>>>

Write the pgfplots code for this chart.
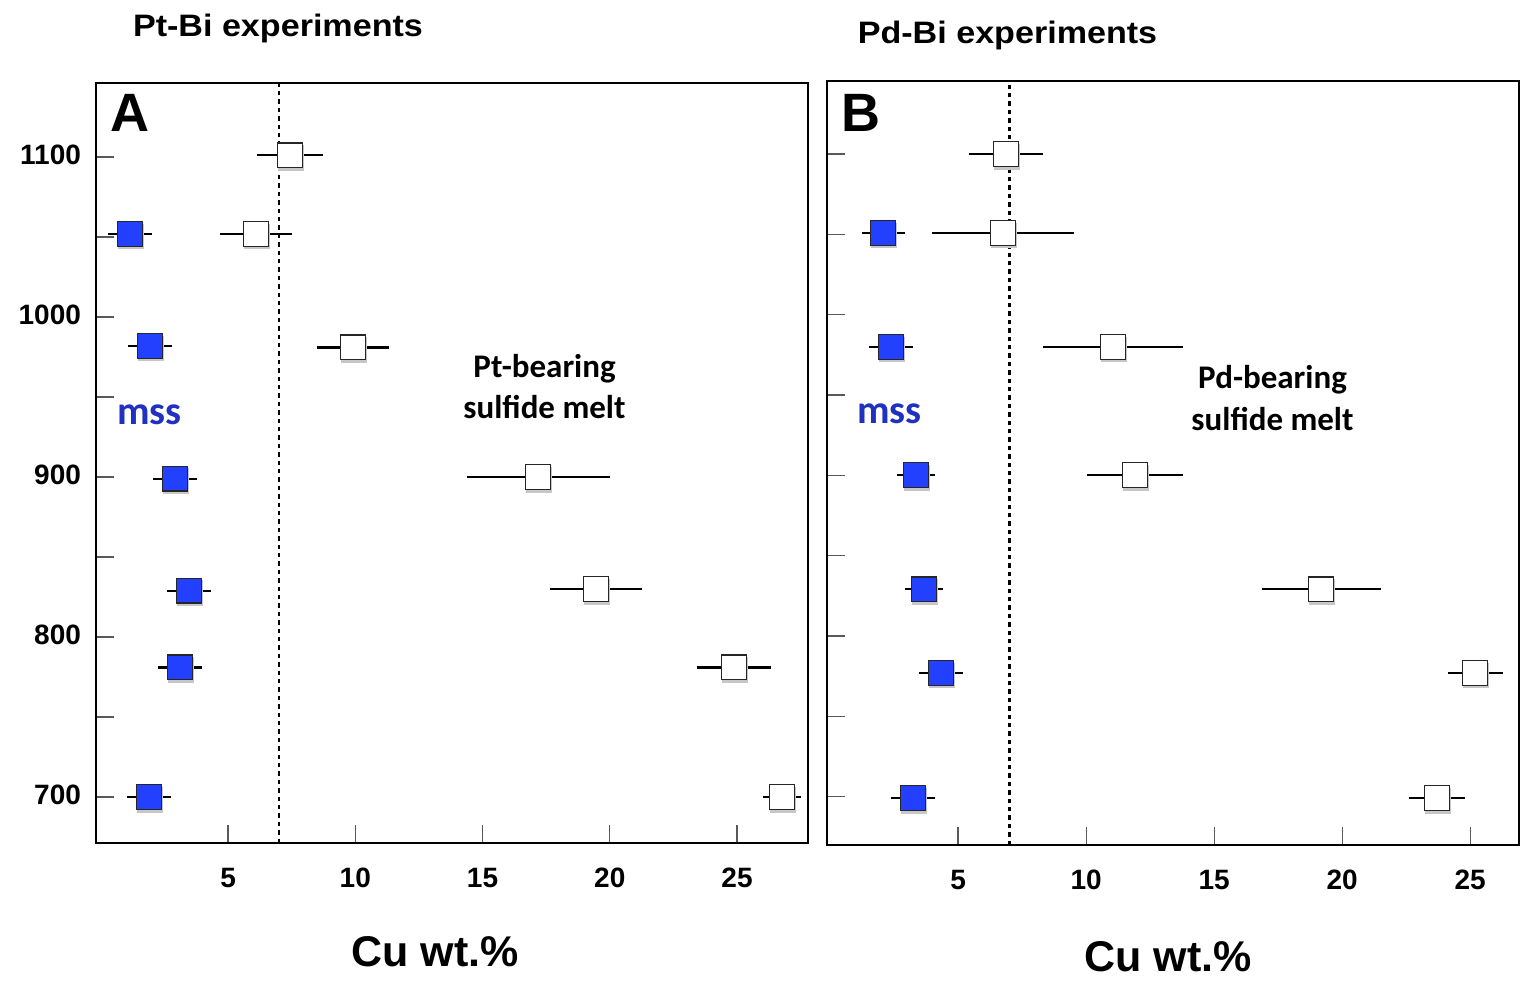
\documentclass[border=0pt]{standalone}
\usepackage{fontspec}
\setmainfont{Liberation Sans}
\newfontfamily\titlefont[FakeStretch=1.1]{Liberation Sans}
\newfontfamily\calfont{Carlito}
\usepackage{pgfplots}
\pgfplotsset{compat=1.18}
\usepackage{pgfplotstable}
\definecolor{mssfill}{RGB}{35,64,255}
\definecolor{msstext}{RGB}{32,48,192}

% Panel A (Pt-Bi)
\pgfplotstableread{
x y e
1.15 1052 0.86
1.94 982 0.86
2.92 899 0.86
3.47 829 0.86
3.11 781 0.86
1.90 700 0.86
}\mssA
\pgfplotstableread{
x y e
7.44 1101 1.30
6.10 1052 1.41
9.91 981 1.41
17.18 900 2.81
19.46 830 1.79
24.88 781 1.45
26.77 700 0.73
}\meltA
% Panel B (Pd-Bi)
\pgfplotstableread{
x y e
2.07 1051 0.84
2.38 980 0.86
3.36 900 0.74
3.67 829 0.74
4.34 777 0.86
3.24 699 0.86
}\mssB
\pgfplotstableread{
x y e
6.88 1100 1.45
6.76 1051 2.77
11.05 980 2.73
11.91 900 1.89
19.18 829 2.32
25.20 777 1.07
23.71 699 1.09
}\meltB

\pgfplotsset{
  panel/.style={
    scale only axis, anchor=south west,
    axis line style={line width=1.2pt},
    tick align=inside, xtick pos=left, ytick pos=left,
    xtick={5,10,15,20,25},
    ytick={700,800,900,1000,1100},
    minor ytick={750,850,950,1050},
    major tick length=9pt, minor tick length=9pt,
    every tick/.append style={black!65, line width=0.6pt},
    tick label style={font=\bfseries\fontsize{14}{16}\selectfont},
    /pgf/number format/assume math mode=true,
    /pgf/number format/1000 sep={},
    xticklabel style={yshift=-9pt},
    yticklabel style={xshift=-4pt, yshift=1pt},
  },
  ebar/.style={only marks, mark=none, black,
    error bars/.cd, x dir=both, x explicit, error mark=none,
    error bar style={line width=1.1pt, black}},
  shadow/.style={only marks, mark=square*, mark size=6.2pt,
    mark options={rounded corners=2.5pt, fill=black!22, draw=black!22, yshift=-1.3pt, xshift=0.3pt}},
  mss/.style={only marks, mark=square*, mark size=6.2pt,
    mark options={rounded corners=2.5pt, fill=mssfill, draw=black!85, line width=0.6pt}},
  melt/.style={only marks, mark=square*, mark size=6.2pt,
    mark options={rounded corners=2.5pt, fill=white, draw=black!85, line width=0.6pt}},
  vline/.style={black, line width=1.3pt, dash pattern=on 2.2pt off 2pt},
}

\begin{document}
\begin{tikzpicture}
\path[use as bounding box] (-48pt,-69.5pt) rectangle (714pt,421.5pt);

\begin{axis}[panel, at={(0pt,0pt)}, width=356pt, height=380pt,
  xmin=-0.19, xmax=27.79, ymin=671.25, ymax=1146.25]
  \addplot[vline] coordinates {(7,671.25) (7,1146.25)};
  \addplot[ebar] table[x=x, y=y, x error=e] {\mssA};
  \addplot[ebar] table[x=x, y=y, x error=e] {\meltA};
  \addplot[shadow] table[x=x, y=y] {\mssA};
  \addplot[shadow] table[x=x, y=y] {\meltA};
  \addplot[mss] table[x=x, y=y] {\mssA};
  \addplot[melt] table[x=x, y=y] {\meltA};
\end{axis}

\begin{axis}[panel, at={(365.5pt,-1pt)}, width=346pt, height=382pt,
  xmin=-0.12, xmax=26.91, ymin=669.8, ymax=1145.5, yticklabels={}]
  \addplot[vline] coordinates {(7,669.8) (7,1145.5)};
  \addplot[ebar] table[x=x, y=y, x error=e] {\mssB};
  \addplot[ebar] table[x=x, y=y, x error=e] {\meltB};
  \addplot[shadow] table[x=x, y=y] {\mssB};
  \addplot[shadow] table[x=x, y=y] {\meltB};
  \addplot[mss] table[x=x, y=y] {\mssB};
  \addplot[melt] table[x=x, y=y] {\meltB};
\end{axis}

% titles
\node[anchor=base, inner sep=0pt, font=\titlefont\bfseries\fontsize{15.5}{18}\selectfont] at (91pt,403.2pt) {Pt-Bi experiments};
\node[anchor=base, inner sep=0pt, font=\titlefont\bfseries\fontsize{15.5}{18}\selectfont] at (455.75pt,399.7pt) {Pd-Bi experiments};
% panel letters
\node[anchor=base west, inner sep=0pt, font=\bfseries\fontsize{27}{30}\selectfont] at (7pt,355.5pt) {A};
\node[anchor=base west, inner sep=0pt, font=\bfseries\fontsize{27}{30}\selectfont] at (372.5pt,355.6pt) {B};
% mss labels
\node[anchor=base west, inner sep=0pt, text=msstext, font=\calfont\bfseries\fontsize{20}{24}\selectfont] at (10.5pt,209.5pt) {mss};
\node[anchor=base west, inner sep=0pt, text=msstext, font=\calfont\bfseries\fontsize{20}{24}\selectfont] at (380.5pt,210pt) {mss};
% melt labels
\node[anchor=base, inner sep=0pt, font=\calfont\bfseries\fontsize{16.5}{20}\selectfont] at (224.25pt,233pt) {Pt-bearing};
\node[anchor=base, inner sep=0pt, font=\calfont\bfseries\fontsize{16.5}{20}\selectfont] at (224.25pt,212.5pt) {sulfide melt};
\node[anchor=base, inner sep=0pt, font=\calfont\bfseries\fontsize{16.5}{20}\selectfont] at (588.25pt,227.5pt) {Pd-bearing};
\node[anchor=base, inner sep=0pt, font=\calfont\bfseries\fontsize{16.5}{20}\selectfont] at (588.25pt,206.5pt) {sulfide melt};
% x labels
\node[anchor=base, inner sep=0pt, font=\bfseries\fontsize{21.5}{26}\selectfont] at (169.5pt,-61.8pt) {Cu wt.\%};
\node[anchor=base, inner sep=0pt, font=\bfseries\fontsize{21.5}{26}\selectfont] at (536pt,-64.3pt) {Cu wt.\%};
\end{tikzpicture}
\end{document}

<<<

(WHAT THIS TASK INVOLVES) Skip the images and write out the rest of the listing exactly.

(THE REPLY)
Write the pgfplots code for this chart.
\documentclass[border=0pt]{standalone}
\usepackage{fontspec}
\setmainfont{Liberation Sans}
\newfontfamily\titlefont[FakeStretch=1.1]{Liberation Sans}
\newfontfamily\calfont{Carlito}
\usepackage{pgfplots}
\pgfplotsset{compat=1.18}
\usepackage{pgfplotstable}
\definecolor{mssfill}{RGB}{35,64,255}
\definecolor{msstext}{RGB}{32,48,192}

% Panel A (Pt-Bi)
\pgfplotstableread{
x y e
1.15 1052 0.86
1.94 982 0.86
2.92 899 0.86
3.47 829 0.86
3.11 781 0.86
1.90 700 0.86
}\mssA
\pgfplotstableread{
x y e
7.44 1101 1.30
6.10 1052 1.41
9.91 981 1.41
17.18 900 2.81
19.46 830 1.79
24.88 781 1.45
26.77 700 0.73
}\meltA
% Panel B (Pd-Bi)
\pgfplotstableread{
x y e
2.07 1051 0.84
2.38 980 0.86
3.36 900 0.74
3.67 829 0.74
4.34 777 0.86
3.24 699 0.86
}\mssB
\pgfplotstableread{
x y e
6.88 1100 1.45
6.76 1051 2.77
11.05 980 2.73
11.91 900 1.89
19.18 829 2.32
25.20 777 1.07
23.71 699 1.09
}\meltB

\pgfplotsset{
  panel/.style={
    scale only axis, anchor=south west,
    axis line style={line width=1.2pt},
    tick align=inside, xtick pos=left, ytick pos=left,
    xtick={5,10,15,20,25},
    ytick={700,800,900,1000,1100},
    minor ytick={750,850,950,1050},
    major tick length=9pt, minor tick length=9pt,
    every tick/.append style={black!65, line width=0.6pt},
    tick label style={font=\bfseries\fontsize{14}{16}\selectfont},
    /pgf/number format/assume math mode=true,
    /pgf/number format/1000 sep={},
    xticklabel style={yshift=-9pt},
    yticklabel style={xshift=-4pt, yshift=1pt},
  },
  ebar/.style={only marks, mark=none, black,
    error bars/.cd, x dir=both, x explicit, error mark=none,
    error bar style={line width=1.1pt, black}},
  shadow/.style={only marks, mark=square*, mark size=6.2pt,
    mark options={rounded corners=2.5pt, fill=black!22, draw=black!22, yshift=-1.3pt, xshift=0.3pt}},
  mss/.style={only marks, mark=square*, mark size=6.2pt,
    mark options={rounded corners=2.5pt, fill=mssfill, draw=black!85, line width=0.6pt}},
  melt/.style={only marks, mark=square*, mark size=6.2pt,
    mark options={rounded corners=2.5pt, fill=white, draw=black!85, line width=0.6pt}},
  vline/.style={black, line width=1.3pt, dash pattern=on 2.2pt off 2pt},
}

\begin{document}
\begin{tikzpicture}
\path[use as bounding box] (-48pt,-69.5pt) rectangle (714pt,421.5pt);

\begin{axis}[panel, at={(0pt,0pt)}, width=356pt, height=380pt,
  xmin=-0.19, xmax=27.79, ymin=671.25, ymax=1146.25]
  \addplot[vline] coordinates {(7,671.25) (7,1146.25)};
  \addplot[ebar] table[x=x, y=y, x error=e] {\mssA};
  \addplot[ebar] table[x=x, y=y, x error=e] {\meltA};
  \addplot[shadow] table[x=x, y=y] {\mssA};
  \addplot[shadow] table[x=x, y=y] {\meltA};
  \addplot[mss] table[x=x, y=y] {\mssA};
  \addplot[melt] table[x=x, y=y] {\meltA};
\end{axis}

\begin{axis}[panel, at={(365.5pt,-1pt)}, width=346pt, height=382pt,
  xmin=-0.12, xmax=26.91, ymin=669.8, ymax=1145.5, yticklabels={}]
  \addplot[vline] coordinates {(7,669.8) (7,1145.5)};
  \addplot[ebar] table[x=x, y=y, x error=e] {\mssB};
  \addplot[ebar] table[x=x, y=y, x error=e] {\meltB};
  \addplot[shadow] table[x=x, y=y] {\mssB};
  \addplot[shadow] table[x=x, y=y] {\meltB};
  \addplot[mss] table[x=x, y=y] {\mssB};
  \addplot[melt] table[x=x, y=y] {\meltB};
\end{axis}

% titles
\node[anchor=base, inner sep=0pt, font=\titlefont\bfseries\fontsize{15.5}{18}\selectfont] at (91pt,403.2pt) {Pt-Bi experiments};
\node[anchor=base, inner sep=0pt, font=\titlefont\bfseries\fontsize{15.5}{18}\selectfont] at (455.75pt,399.7pt) {Pd-Bi experiments};
% panel letters
\node[anchor=base west, inner sep=0pt, font=\bfseries\fontsize{27}{30}\selectfont] at (7pt,355.5pt) {A};
\node[anchor=base west, inner sep=0pt, font=\bfseries\fontsize{27}{30}\selectfont] at (372.5pt,355.6pt) {B};
% mss labels
\node[anchor=base west, inner sep=0pt, text=msstext, font=\calfont\bfseries\fontsize{20}{24}\selectfont] at (10.5pt,209.5pt) {mss};
\node[anchor=base west, inner sep=0pt, text=msstext, font=\calfont\bfseries\fontsize{20}{24}\selectfont] at (380.5pt,210pt) {mss};
% melt labels
\node[anchor=base, inner sep=0pt, font=\calfont\bfseries\fontsize{16.5}{20}\selectfont] at (224.25pt,233pt) {Pt-bearing};
\node[anchor=base, inner sep=0pt, font=\calfont\bfseries\fontsize{16.5}{20}\selectfont] at (224.25pt,212.5pt) {sulfide melt};
\node[anchor=base, inner sep=0pt, font=\calfont\bfseries\fontsize{16.5}{20}\selectfont] at (588.25pt,227.5pt) {Pd-bearing};
\node[anchor=base, inner sep=0pt, font=\calfont\bfseries\fontsize{16.5}{20}\selectfont] at (588.25pt,206.5pt) {sulfide melt};
% x labels
\node[anchor=base, inner sep=0pt, font=\bfseries\fontsize{21.5}{26}\selectfont] at (169.5pt,-61.8pt) {Cu wt.\%};
\node[anchor=base, inner sep=0pt, font=\bfseries\fontsize{21.5}{26}\selectfont] at (536pt,-64.3pt) {Cu wt.\%};
\end{tikzpicture}
\end{document}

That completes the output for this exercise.